Without the pictures, return all of the material exactly as written.

Available data:
════════════════════
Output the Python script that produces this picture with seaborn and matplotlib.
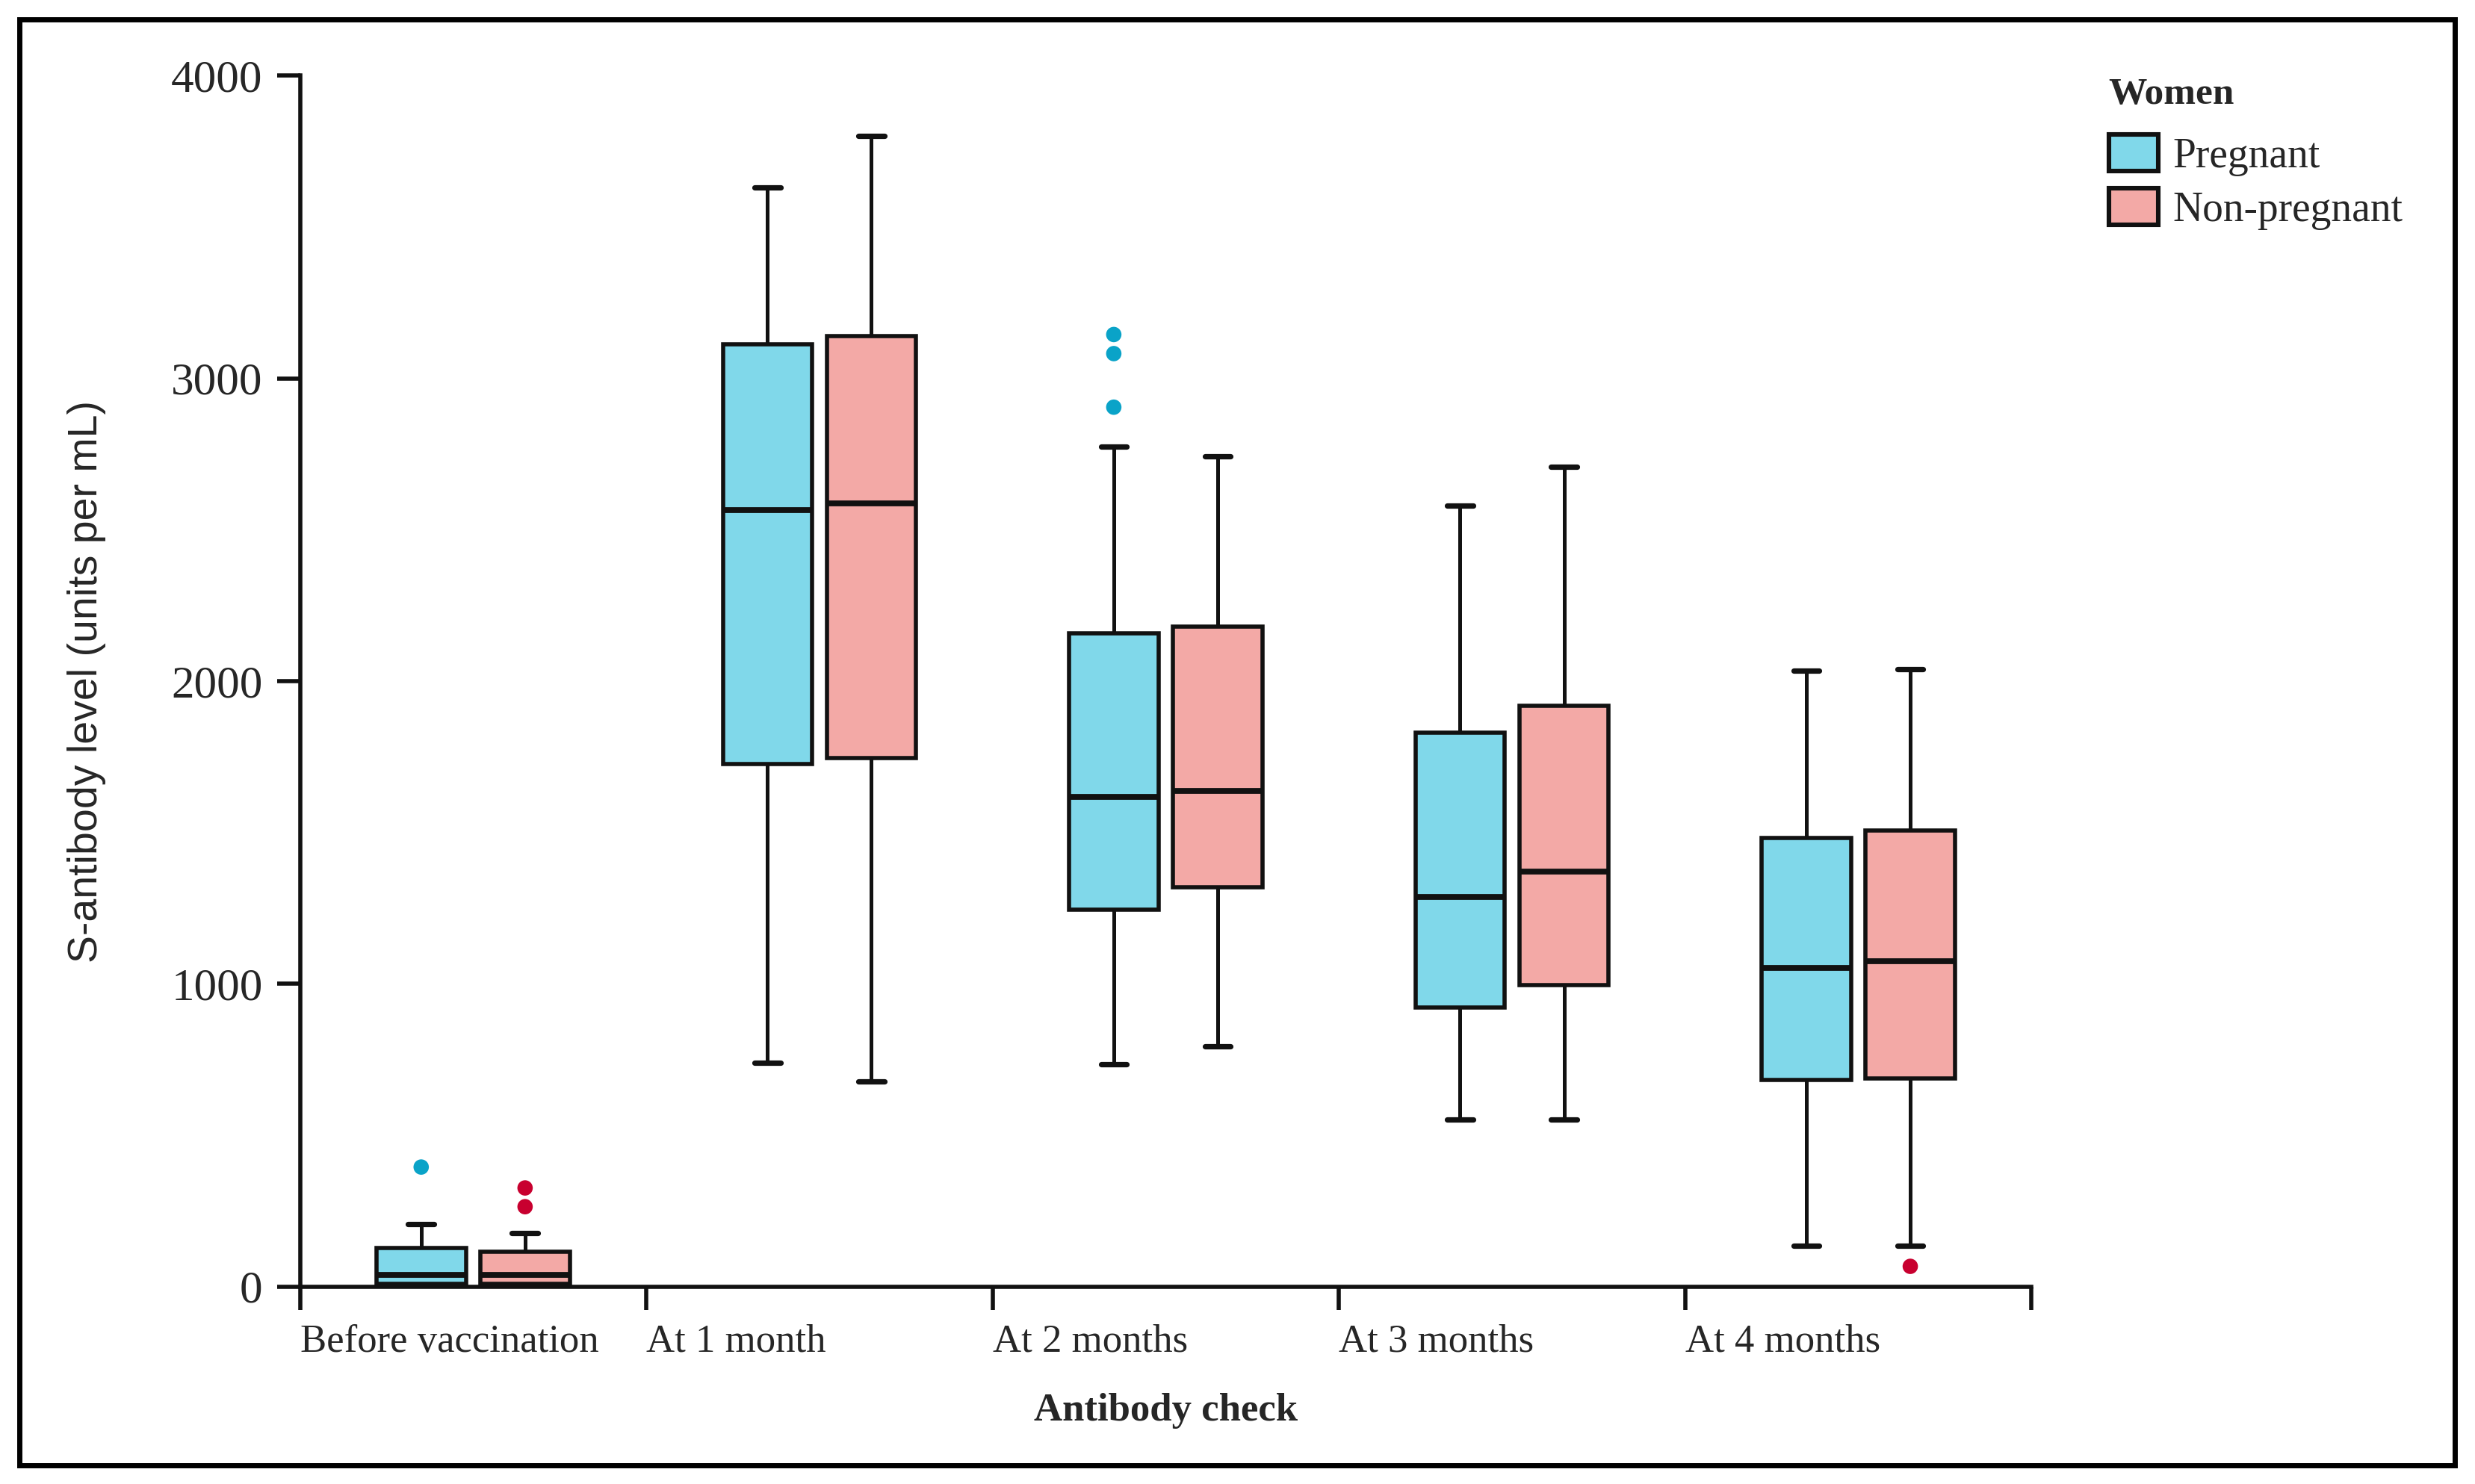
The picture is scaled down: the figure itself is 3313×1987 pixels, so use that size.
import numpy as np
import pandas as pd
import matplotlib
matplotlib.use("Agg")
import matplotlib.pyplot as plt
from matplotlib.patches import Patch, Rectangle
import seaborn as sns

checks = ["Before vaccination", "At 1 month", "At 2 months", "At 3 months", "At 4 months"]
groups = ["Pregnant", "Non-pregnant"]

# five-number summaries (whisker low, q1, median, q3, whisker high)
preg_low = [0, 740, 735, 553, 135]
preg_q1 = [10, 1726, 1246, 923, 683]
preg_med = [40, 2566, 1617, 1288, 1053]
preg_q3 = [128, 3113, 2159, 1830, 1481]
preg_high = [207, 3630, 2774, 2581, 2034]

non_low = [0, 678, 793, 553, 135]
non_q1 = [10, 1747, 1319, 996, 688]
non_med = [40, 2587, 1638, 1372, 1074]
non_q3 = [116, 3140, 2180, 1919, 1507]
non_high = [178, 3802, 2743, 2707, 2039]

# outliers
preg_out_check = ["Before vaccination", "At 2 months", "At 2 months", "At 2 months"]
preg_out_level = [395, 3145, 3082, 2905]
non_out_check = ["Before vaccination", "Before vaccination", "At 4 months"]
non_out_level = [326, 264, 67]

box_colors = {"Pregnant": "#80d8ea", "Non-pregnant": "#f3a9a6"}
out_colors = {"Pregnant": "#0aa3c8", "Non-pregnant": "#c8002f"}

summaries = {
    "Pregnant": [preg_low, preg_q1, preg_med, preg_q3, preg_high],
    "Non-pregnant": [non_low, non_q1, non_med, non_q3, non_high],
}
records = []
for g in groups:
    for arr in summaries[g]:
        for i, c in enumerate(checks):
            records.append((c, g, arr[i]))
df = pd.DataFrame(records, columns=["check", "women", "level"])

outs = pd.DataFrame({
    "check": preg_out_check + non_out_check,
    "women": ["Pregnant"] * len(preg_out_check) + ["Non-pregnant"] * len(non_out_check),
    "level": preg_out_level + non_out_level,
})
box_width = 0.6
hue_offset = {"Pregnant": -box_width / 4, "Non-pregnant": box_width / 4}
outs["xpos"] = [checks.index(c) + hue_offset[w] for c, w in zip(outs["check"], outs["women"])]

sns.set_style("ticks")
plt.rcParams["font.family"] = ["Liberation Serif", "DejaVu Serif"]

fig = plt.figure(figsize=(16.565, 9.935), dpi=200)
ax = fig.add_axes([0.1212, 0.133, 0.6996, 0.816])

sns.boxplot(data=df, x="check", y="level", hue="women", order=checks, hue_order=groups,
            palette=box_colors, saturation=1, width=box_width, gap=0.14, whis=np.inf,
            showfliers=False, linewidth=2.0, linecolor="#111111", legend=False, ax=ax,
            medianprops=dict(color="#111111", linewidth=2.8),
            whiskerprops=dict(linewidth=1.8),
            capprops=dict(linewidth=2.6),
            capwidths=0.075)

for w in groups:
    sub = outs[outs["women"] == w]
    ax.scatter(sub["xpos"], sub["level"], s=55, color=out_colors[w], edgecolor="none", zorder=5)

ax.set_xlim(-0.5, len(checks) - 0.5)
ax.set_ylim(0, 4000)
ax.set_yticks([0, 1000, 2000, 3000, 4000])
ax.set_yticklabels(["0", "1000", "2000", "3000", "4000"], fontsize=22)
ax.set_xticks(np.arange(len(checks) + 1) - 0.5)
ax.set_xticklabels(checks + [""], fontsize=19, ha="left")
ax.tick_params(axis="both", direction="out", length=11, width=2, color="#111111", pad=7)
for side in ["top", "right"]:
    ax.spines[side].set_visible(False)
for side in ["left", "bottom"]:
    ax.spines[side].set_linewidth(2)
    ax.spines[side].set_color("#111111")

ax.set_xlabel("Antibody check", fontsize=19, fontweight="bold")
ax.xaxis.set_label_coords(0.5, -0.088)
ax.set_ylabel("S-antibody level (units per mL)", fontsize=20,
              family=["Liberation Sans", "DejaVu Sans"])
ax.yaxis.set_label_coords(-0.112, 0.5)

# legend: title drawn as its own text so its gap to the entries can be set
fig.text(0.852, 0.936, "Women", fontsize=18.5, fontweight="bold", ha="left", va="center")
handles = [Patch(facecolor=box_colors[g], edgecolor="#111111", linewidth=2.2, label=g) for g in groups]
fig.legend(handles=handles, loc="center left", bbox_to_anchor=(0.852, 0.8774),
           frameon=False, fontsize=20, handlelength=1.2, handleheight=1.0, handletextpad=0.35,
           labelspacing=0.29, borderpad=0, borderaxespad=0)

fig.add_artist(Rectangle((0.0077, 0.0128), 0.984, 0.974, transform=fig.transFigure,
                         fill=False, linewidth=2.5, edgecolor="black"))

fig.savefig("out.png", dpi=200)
════════════════════
Response to this task:
Output the Python script that produces this picture with seaborn and matplotlib.
The picture is scaled down: the figure itself is 3313×1987 pixels, so use that size.
import numpy as np
import pandas as pd
import matplotlib
matplotlib.use("Agg")
import matplotlib.pyplot as plt
from matplotlib.patches import Patch, Rectangle
import seaborn as sns

checks = ["Before vaccination", "At 1 month", "At 2 months", "At 3 months", "At 4 months"]
groups = ["Pregnant", "Non-pregnant"]

# five-number summaries (whisker low, q1, median, q3, whisker high)
preg_low = [0, 740, 735, 553, 135]
preg_q1 = [10, 1726, 1246, 923, 683]
preg_med = [40, 2566, 1617, 1288, 1053]
preg_q3 = [128, 3113, 2159, 1830, 1481]
preg_high = [207, 3630, 2774, 2581, 2034]

non_low = [0, 678, 793, 553, 135]
non_q1 = [10, 1747, 1319, 996, 688]
non_med = [40, 2587, 1638, 1372, 1074]
non_q3 = [116, 3140, 2180, 1919, 1507]
non_high = [178, 3802, 2743, 2707, 2039]

# outliers
preg_out_check = ["Before vaccination", "At 2 months", "At 2 months", "At 2 months"]
preg_out_level = [395, 3145, 3082, 2905]
non_out_check = ["Before vaccination", "Before vaccination", "At 4 months"]
non_out_level = [326, 264, 67]

box_colors = {"Pregnant": "#80d8ea", "Non-pregnant": "#f3a9a6"}
out_colors = {"Pregnant": "#0aa3c8", "Non-pregnant": "#c8002f"}

summaries = {
    "Pregnant": [preg_low, preg_q1, preg_med, preg_q3, preg_high],
    "Non-pregnant": [non_low, non_q1, non_med, non_q3, non_high],
}
records = []
for g in groups:
    for arr in summaries[g]:
        for i, c in enumerate(checks):
            records.append((c, g, arr[i]))
df = pd.DataFrame(records, columns=["check", "women", "level"])

outs = pd.DataFrame({
    "check": preg_out_check + non_out_check,
    "women": ["Pregnant"] * len(preg_out_check) + ["Non-pregnant"] * len(non_out_check),
    "level": preg_out_level + non_out_level,
})
box_width = 0.6
hue_offset = {"Pregnant": -box_width / 4, "Non-pregnant": box_width / 4}
outs["xpos"] = [checks.index(c) + hue_offset[w] for c, w in zip(outs["check"], outs["women"])]

sns.set_style("ticks")
plt.rcParams["font.family"] = ["Liberation Serif", "DejaVu Serif"]

fig = plt.figure(figsize=(16.565, 9.935), dpi=200)
ax = fig.add_axes([0.1212, 0.133, 0.6996, 0.816])

sns.boxplot(data=df, x="check", y="level", hue="women", order=checks, hue_order=groups,
            palette=box_colors, saturation=1, width=box_width, gap=0.14, whis=np.inf,
            showfliers=False, linewidth=2.0, linecolor="#111111", legend=False, ax=ax,
            medianprops=dict(color="#111111", linewidth=2.8),
            whiskerprops=dict(linewidth=1.8),
            capprops=dict(linewidth=2.6),
            capwidths=0.075)

for w in groups:
    sub = outs[outs["women"] == w]
    ax.scatter(sub["xpos"], sub["level"], s=55, color=out_colors[w], edgecolor="none", zorder=5)

ax.set_xlim(-0.5, len(checks) - 0.5)
ax.set_ylim(0, 4000)
ax.set_yticks([0, 1000, 2000, 3000, 4000])
ax.set_yticklabels(["0", "1000", "2000", "3000", "4000"], fontsize=22)
ax.set_xticks(np.arange(len(checks) + 1) - 0.5)
ax.set_xticklabels(checks + [""], fontsize=19, ha="left")
ax.tick_params(axis="both", direction="out", length=11, width=2, color="#111111", pad=7)
for side in ["top", "right"]:
    ax.spines[side].set_visible(False)
for side in ["left", "bottom"]:
    ax.spines[side].set_linewidth(2)
    ax.spines[side].set_color("#111111")

ax.set_xlabel("Antibody check", fontsize=19, fontweight="bold")
ax.xaxis.set_label_coords(0.5, -0.088)
ax.set_ylabel("S-antibody level (units per mL)", fontsize=20,
              family=["Liberation Sans", "DejaVu Sans"])
ax.yaxis.set_label_coords(-0.112, 0.5)

# legend: title drawn as its own text so its gap to the entries can be set
fig.text(0.852, 0.936, "Women", fontsize=18.5, fontweight="bold", ha="left", va="center")
handles = [Patch(facecolor=box_colors[g], edgecolor="#111111", linewidth=2.2, label=g) for g in groups]
fig.legend(handles=handles, loc="center left", bbox_to_anchor=(0.852, 0.8774),
           frameon=False, fontsize=20, handlelength=1.2, handleheight=1.0, handletextpad=0.35,
           labelspacing=0.29, borderpad=0, borderaxespad=0)

fig.add_artist(Rectangle((0.0077, 0.0128), 0.984, 0.974, transform=fig.transFigure,
                         fill=False, linewidth=2.5, edgecolor="black"))

fig.savefig("out.png", dpi=200)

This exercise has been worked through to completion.